Pittsburgh Post-Gazette

Single billionaire seeks female companion for out-of-this-world date.

You may have seen the news that Japanese billionaire and would-be space tourist Yusaku Maezawa is looking for a girlfriend to join him on a trip to the moon.

The 44-year-old who made his fortune as an online fashion retailer is recruiting contestants for a reality show that will eventually choose his date for a future trip to the moon aboard Elon Musk’s SpaceX.

Maezawa’s dream date must be at least 20 years old and, obviously, interested in going into space.
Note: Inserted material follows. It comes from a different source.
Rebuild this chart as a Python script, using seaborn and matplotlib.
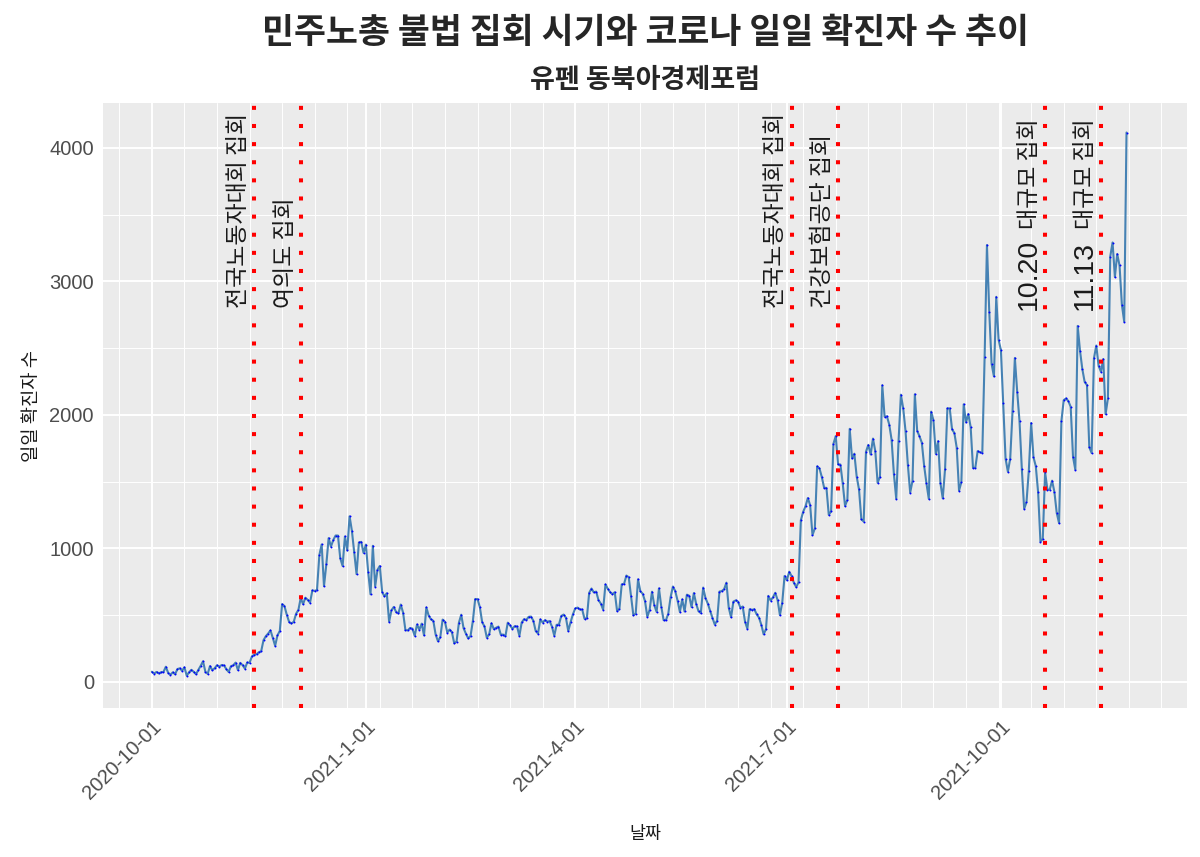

He also wants a woman who “wishes for world peace,” for what that’s worth.

Sorry to break it to Maezawa, but the best would-be moon dates are already taken — by NASA. And they’re going to the moon on their own impressive merits, not on the arm of a rich and lonely space tourist.

The space agency announced last year that its newest moon mission, Artemis, will send a woman and man to the moon in 2024. The new lunar exploration, which is named for the goddess of the moon and sister of Apollo, is designed to establish a long-term exploratory presence on the moon.

Also earlier this month, NASA introduced the latest class of 11 new astronauts, six of whom are women.

Since the dawn of human space travel, more than 60 women from eight countries have been to space — 50 of them Americans.

American women have commanded the International Space Station and the Space Shuttle. Last year, two American astronauts took the first all-female space walk.

None of them accomplished their firsts by catching the eye of a rich bachelor.

Perhaps Maezawa’s frivolous quest for a space date isn’t too demeaning. After all, he’s not aiming to get to the moon on his merits either.

But serious, scientific space exploration isn’t a game, and NASA’s commitment to specifically send a woman to the moon on its next mission is important and long overdue.

The first woman on the moon should not be a billionaire’s reality-show-winning plus one, but an accomplished, skilled astronaut. There are plenty of worthy contenders for the honor.